- [What you need to do]:
Exactly as written, retype the listing below, omitting the pictures.

- [Collected data]:
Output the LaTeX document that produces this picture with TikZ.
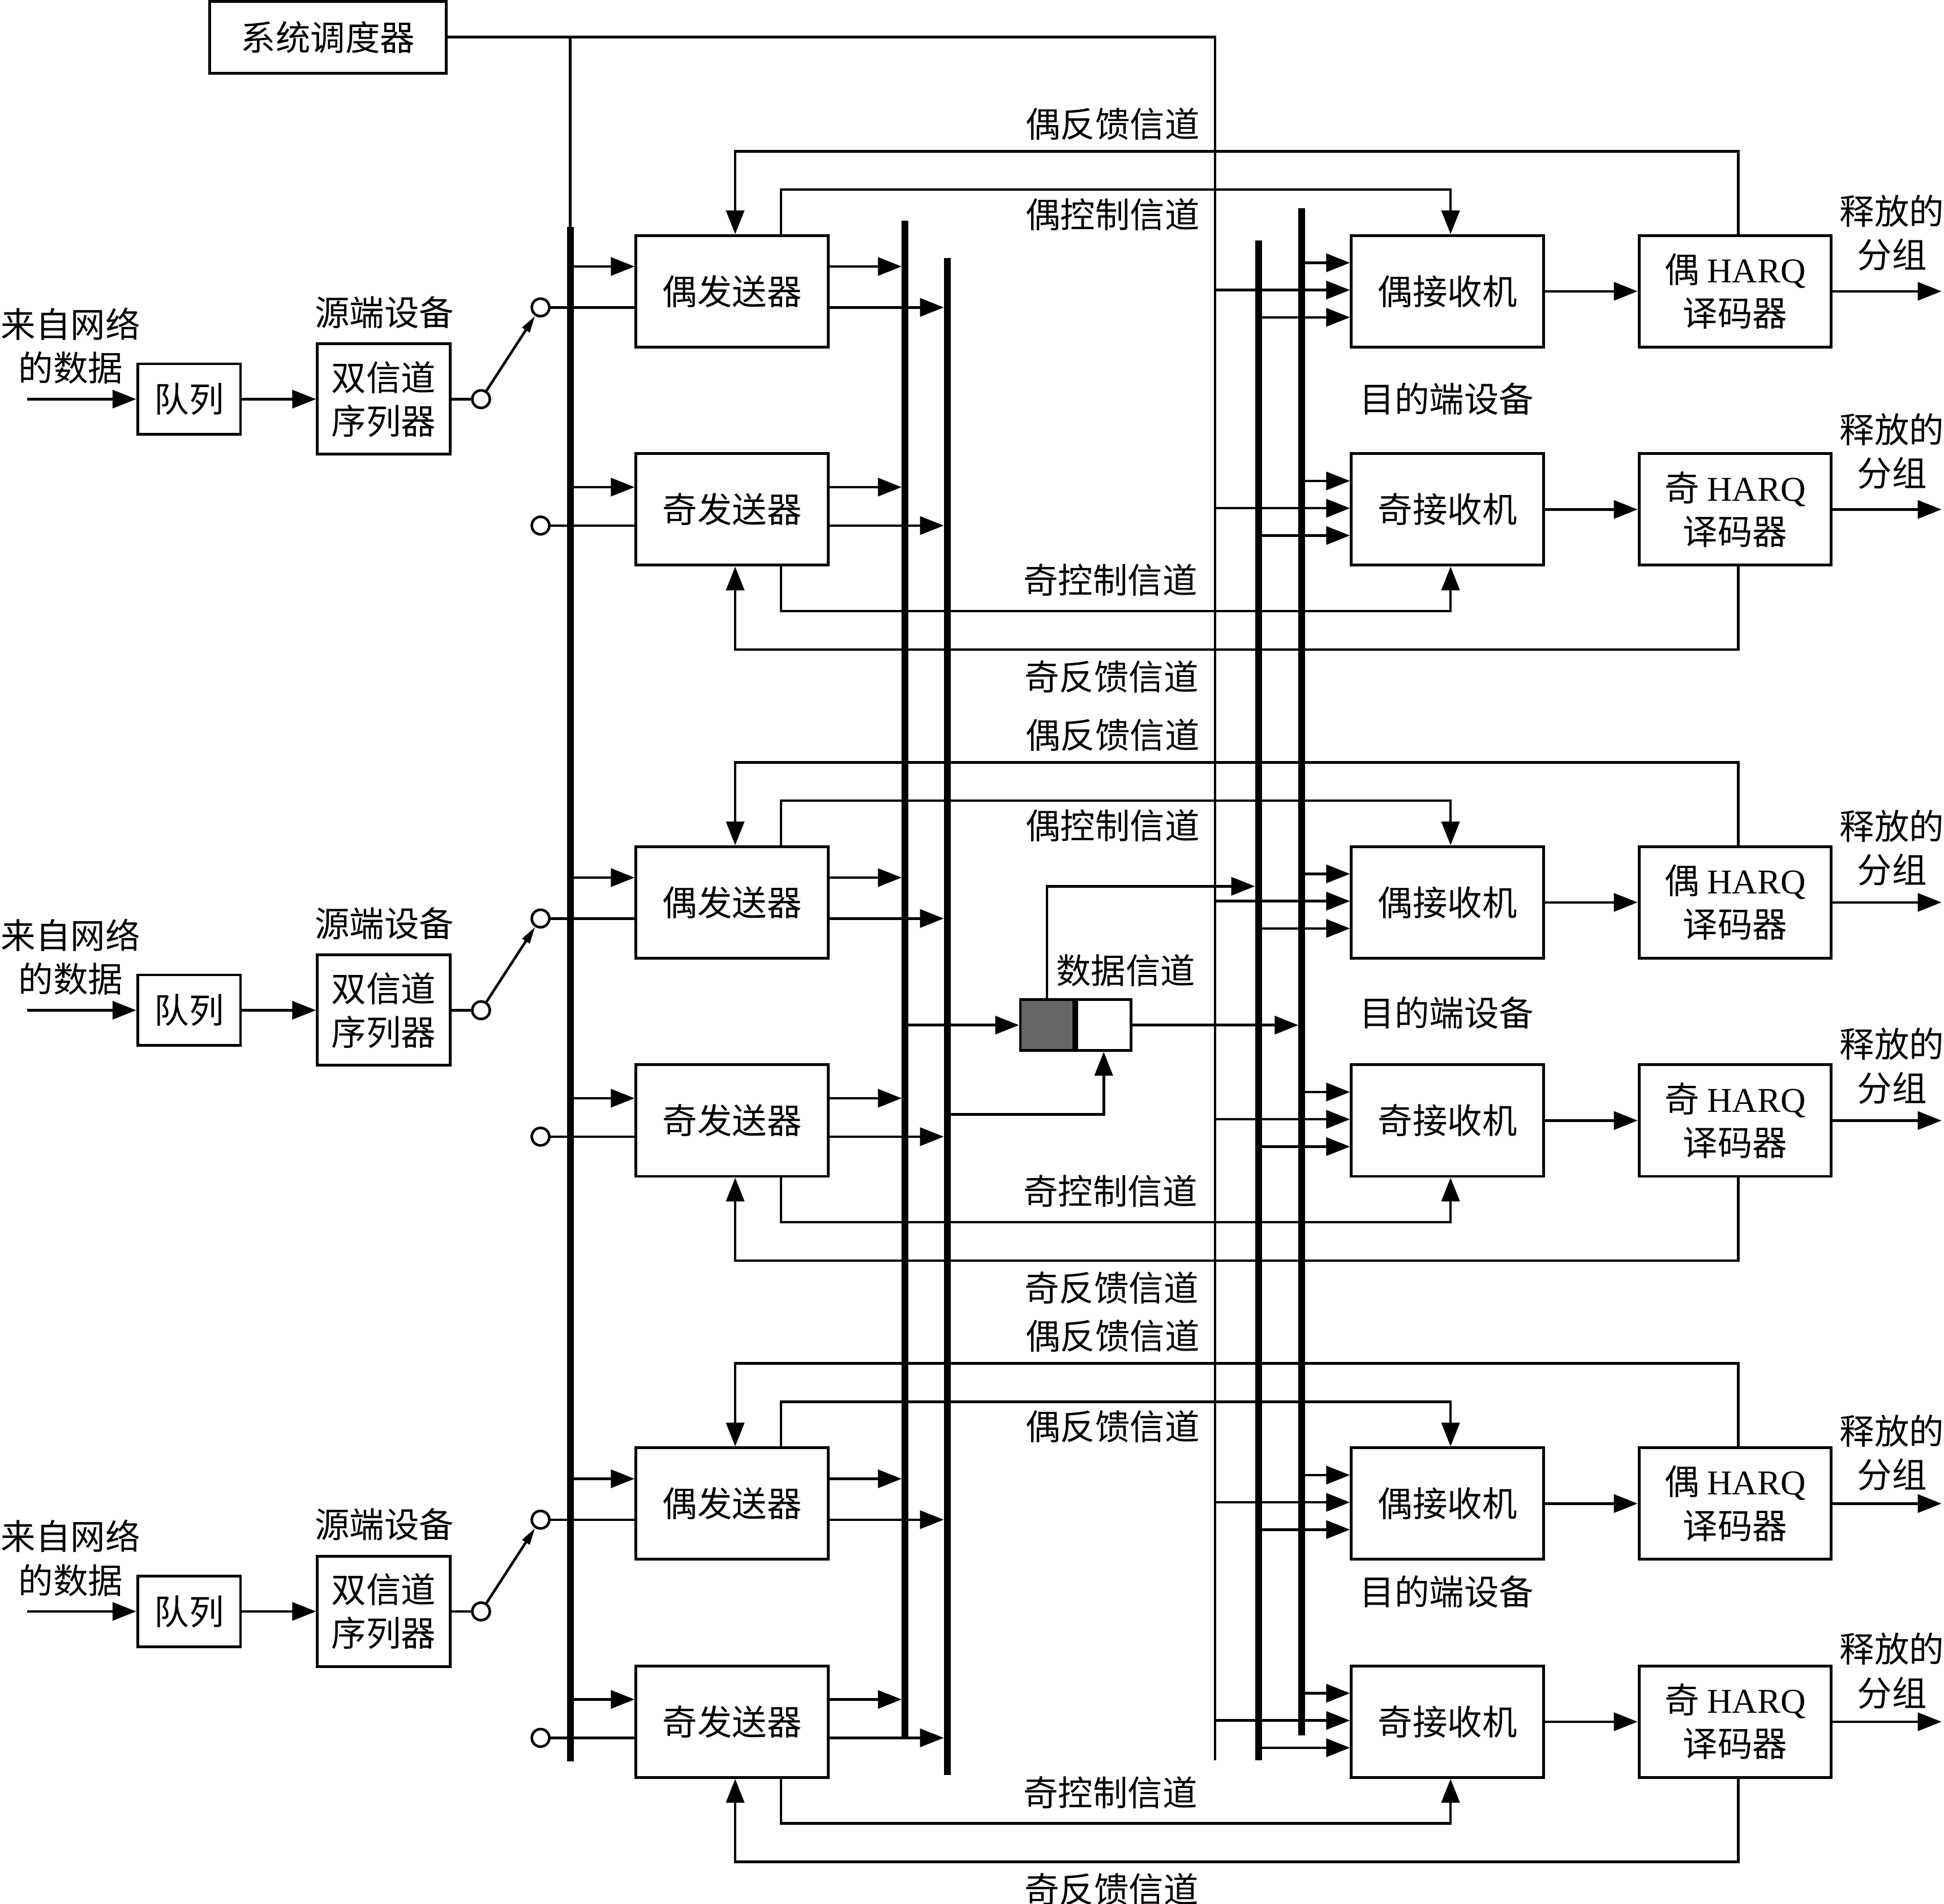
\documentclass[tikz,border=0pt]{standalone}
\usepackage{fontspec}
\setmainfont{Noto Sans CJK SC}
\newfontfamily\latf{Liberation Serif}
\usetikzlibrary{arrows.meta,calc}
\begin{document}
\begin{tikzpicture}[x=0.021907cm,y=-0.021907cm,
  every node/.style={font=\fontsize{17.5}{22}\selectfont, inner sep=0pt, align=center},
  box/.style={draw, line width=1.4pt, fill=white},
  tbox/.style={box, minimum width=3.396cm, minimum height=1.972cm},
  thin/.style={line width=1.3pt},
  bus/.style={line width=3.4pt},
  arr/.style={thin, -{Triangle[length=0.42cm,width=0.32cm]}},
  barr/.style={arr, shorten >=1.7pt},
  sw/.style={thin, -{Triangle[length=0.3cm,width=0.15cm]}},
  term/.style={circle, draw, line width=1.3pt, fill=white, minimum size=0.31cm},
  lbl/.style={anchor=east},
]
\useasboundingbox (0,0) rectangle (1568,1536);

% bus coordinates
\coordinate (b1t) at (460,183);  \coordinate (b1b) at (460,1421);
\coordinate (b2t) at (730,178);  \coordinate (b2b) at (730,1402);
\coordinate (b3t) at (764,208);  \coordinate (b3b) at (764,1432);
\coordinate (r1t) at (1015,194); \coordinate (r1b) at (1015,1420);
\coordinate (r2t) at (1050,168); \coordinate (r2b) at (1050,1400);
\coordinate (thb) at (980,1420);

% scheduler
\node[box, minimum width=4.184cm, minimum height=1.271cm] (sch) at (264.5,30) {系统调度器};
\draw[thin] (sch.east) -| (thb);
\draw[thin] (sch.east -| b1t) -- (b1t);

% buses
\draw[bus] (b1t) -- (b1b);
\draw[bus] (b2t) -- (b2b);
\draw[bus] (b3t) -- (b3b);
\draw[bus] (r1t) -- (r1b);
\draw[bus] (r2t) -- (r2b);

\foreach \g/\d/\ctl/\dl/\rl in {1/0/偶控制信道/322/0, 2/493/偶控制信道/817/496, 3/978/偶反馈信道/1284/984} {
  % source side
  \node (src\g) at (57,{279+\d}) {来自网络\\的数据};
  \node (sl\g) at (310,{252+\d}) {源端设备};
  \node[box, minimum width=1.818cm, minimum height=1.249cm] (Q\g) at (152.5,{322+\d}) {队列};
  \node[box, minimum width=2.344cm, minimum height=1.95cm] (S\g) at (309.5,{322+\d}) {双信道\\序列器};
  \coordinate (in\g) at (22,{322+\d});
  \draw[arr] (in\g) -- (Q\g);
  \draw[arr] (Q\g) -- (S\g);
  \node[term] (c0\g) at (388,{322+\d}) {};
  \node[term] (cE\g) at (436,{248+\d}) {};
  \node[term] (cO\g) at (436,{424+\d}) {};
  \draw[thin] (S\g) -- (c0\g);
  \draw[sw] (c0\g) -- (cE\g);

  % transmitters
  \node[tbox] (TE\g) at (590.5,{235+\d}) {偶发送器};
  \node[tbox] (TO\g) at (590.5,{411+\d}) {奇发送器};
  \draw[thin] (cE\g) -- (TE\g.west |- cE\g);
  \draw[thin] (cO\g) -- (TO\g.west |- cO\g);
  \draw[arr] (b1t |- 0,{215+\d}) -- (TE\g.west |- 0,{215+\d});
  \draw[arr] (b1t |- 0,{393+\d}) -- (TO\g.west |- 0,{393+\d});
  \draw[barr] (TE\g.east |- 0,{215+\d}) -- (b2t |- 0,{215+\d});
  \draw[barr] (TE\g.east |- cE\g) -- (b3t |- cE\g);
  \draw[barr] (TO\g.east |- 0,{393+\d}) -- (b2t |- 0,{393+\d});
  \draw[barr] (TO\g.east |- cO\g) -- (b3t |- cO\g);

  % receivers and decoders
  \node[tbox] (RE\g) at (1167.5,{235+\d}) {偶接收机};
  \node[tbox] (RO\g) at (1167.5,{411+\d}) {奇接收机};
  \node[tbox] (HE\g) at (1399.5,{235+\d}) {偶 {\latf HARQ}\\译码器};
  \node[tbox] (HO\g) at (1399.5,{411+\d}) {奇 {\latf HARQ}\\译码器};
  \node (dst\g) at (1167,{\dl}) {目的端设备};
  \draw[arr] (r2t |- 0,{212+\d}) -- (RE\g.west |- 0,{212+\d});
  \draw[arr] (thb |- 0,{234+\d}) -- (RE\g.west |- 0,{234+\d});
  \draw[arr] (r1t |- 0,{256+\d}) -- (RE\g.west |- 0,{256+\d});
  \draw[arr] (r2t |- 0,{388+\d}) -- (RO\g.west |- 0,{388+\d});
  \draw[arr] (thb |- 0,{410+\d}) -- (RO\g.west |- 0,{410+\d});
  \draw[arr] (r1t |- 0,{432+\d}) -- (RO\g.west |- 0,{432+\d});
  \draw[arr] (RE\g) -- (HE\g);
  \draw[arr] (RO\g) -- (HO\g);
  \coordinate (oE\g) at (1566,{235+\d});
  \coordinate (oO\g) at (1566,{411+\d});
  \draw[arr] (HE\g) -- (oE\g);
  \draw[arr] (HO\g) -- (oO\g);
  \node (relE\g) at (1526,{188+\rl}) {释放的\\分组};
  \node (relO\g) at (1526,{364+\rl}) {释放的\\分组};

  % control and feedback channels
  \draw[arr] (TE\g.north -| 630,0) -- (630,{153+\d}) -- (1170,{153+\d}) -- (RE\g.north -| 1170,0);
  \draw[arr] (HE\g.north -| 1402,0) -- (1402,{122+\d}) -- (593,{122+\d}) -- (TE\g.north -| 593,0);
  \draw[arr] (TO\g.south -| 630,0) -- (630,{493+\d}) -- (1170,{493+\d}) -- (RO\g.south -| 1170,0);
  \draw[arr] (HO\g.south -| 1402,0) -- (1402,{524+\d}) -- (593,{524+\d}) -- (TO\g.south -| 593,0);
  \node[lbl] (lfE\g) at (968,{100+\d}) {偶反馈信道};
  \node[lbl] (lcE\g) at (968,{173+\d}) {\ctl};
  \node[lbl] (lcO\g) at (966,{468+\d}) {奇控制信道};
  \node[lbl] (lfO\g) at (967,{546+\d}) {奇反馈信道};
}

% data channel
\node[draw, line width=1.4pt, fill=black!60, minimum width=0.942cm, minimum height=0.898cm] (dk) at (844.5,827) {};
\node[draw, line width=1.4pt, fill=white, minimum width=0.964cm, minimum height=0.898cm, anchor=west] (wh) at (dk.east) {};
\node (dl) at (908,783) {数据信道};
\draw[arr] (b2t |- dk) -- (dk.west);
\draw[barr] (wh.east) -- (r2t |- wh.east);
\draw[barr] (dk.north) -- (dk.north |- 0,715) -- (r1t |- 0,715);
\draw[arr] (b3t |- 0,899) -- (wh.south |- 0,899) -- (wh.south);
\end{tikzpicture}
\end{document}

- [Solution below]:
Output the LaTeX document that produces this picture with TikZ.
\documentclass[tikz,border=0pt]{standalone}
\usepackage{fontspec}
\setmainfont{Noto Sans CJK SC}
\newfontfamily\latf{Liberation Serif}
\usetikzlibrary{arrows.meta,calc}
\begin{document}
\begin{tikzpicture}[x=0.021907cm,y=-0.021907cm,
  every node/.style={font=\fontsize{17.5}{22}\selectfont, inner sep=0pt, align=center},
  box/.style={draw, line width=1.4pt, fill=white},
  tbox/.style={box, minimum width=3.396cm, minimum height=1.972cm},
  thin/.style={line width=1.3pt},
  bus/.style={line width=3.4pt},
  arr/.style={thin, -{Triangle[length=0.42cm,width=0.32cm]}},
  barr/.style={arr, shorten >=1.7pt},
  sw/.style={thin, -{Triangle[length=0.3cm,width=0.15cm]}},
  term/.style={circle, draw, line width=1.3pt, fill=white, minimum size=0.31cm},
  lbl/.style={anchor=east},
]
\useasboundingbox (0,0) rectangle (1568,1536);

% bus coordinates
\coordinate (b1t) at (460,183);  \coordinate (b1b) at (460,1421);
\coordinate (b2t) at (730,178);  \coordinate (b2b) at (730,1402);
\coordinate (b3t) at (764,208);  \coordinate (b3b) at (764,1432);
\coordinate (r1t) at (1015,194); \coordinate (r1b) at (1015,1420);
\coordinate (r2t) at (1050,168); \coordinate (r2b) at (1050,1400);
\coordinate (thb) at (980,1420);

% scheduler
\node[box, minimum width=4.184cm, minimum height=1.271cm] (sch) at (264.5,30) {系统调度器};
\draw[thin] (sch.east) -| (thb);
\draw[thin] (sch.east -| b1t) -- (b1t);

% buses
\draw[bus] (b1t) -- (b1b);
\draw[bus] (b2t) -- (b2b);
\draw[bus] (b3t) -- (b3b);
\draw[bus] (r1t) -- (r1b);
\draw[bus] (r2t) -- (r2b);

\foreach \g/\d/\ctl/\dl/\rl in {1/0/偶控制信道/322/0, 2/493/偶控制信道/817/496, 3/978/偶反馈信道/1284/984} {
  % source side
  \node (src\g) at (57,{279+\d}) {来自网络\\的数据};
  \node (sl\g) at (310,{252+\d}) {源端设备};
  \node[box, minimum width=1.818cm, minimum height=1.249cm] (Q\g) at (152.5,{322+\d}) {队列};
  \node[box, minimum width=2.344cm, minimum height=1.95cm] (S\g) at (309.5,{322+\d}) {双信道\\序列器};
  \coordinate (in\g) at (22,{322+\d});
  \draw[arr] (in\g) -- (Q\g);
  \draw[arr] (Q\g) -- (S\g);
  \node[term] (c0\g) at (388,{322+\d}) {};
  \node[term] (cE\g) at (436,{248+\d}) {};
  \node[term] (cO\g) at (436,{424+\d}) {};
  \draw[thin] (S\g) -- (c0\g);
  \draw[sw] (c0\g) -- (cE\g);

  % transmitters
  \node[tbox] (TE\g) at (590.5,{235+\d}) {偶发送器};
  \node[tbox] (TO\g) at (590.5,{411+\d}) {奇发送器};
  \draw[thin] (cE\g) -- (TE\g.west |- cE\g);
  \draw[thin] (cO\g) -- (TO\g.west |- cO\g);
  \draw[arr] (b1t |- 0,{215+\d}) -- (TE\g.west |- 0,{215+\d});
  \draw[arr] (b1t |- 0,{393+\d}) -- (TO\g.west |- 0,{393+\d});
  \draw[barr] (TE\g.east |- 0,{215+\d}) -- (b2t |- 0,{215+\d});
  \draw[barr] (TE\g.east |- cE\g) -- (b3t |- cE\g);
  \draw[barr] (TO\g.east |- 0,{393+\d}) -- (b2t |- 0,{393+\d});
  \draw[barr] (TO\g.east |- cO\g) -- (b3t |- cO\g);

  % receivers and decoders
  \node[tbox] (RE\g) at (1167.5,{235+\d}) {偶接收机};
  \node[tbox] (RO\g) at (1167.5,{411+\d}) {奇接收机};
  \node[tbox] (HE\g) at (1399.5,{235+\d}) {偶 {\latf HARQ}\\译码器};
  \node[tbox] (HO\g) at (1399.5,{411+\d}) {奇 {\latf HARQ}\\译码器};
  \node (dst\g) at (1167,{\dl}) {目的端设备};
  \draw[arr] (r2t |- 0,{212+\d}) -- (RE\g.west |- 0,{212+\d});
  \draw[arr] (thb |- 0,{234+\d}) -- (RE\g.west |- 0,{234+\d});
  \draw[arr] (r1t |- 0,{256+\d}) -- (RE\g.west |- 0,{256+\d});
  \draw[arr] (r2t |- 0,{388+\d}) -- (RO\g.west |- 0,{388+\d});
  \draw[arr] (thb |- 0,{410+\d}) -- (RO\g.west |- 0,{410+\d});
  \draw[arr] (r1t |- 0,{432+\d}) -- (RO\g.west |- 0,{432+\d});
  \draw[arr] (RE\g) -- (HE\g);
  \draw[arr] (RO\g) -- (HO\g);
  \coordinate (oE\g) at (1566,{235+\d});
  \coordinate (oO\g) at (1566,{411+\d});
  \draw[arr] (HE\g) -- (oE\g);
  \draw[arr] (HO\g) -- (oO\g);
  \node (relE\g) at (1526,{188+\rl}) {释放的\\分组};
  \node (relO\g) at (1526,{364+\rl}) {释放的\\分组};

  % control and feedback channels
  \draw[arr] (TE\g.north -| 630,0) -- (630,{153+\d}) -- (1170,{153+\d}) -- (RE\g.north -| 1170,0);
  \draw[arr] (HE\g.north -| 1402,0) -- (1402,{122+\d}) -- (593,{122+\d}) -- (TE\g.north -| 593,0);
  \draw[arr] (TO\g.south -| 630,0) -- (630,{493+\d}) -- (1170,{493+\d}) -- (RO\g.south -| 1170,0);
  \draw[arr] (HO\g.south -| 1402,0) -- (1402,{524+\d}) -- (593,{524+\d}) -- (TO\g.south -| 593,0);
  \node[lbl] (lfE\g) at (968,{100+\d}) {偶反馈信道};
  \node[lbl] (lcE\g) at (968,{173+\d}) {\ctl};
  \node[lbl] (lcO\g) at (966,{468+\d}) {奇控制信道};
  \node[lbl] (lfO\g) at (967,{546+\d}) {奇反馈信道};
}

% data channel
\node[draw, line width=1.4pt, fill=black!60, minimum width=0.942cm, minimum height=0.898cm] (dk) at (844.5,827) {};
\node[draw, line width=1.4pt, fill=white, minimum width=0.964cm, minimum height=0.898cm, anchor=west] (wh) at (dk.east) {};
\node (dl) at (908,783) {数据信道};
\draw[arr] (b2t |- dk) -- (dk.west);
\draw[barr] (wh.east) -- (r2t |- wh.east);
\draw[barr] (dk.north) -- (dk.north |- 0,715) -- (r1t |- 0,715);
\draw[arr] (b3t |- 0,899) -- (wh.south |- 0,899) -- (wh.south);
\end{tikzpicture}
\end{document}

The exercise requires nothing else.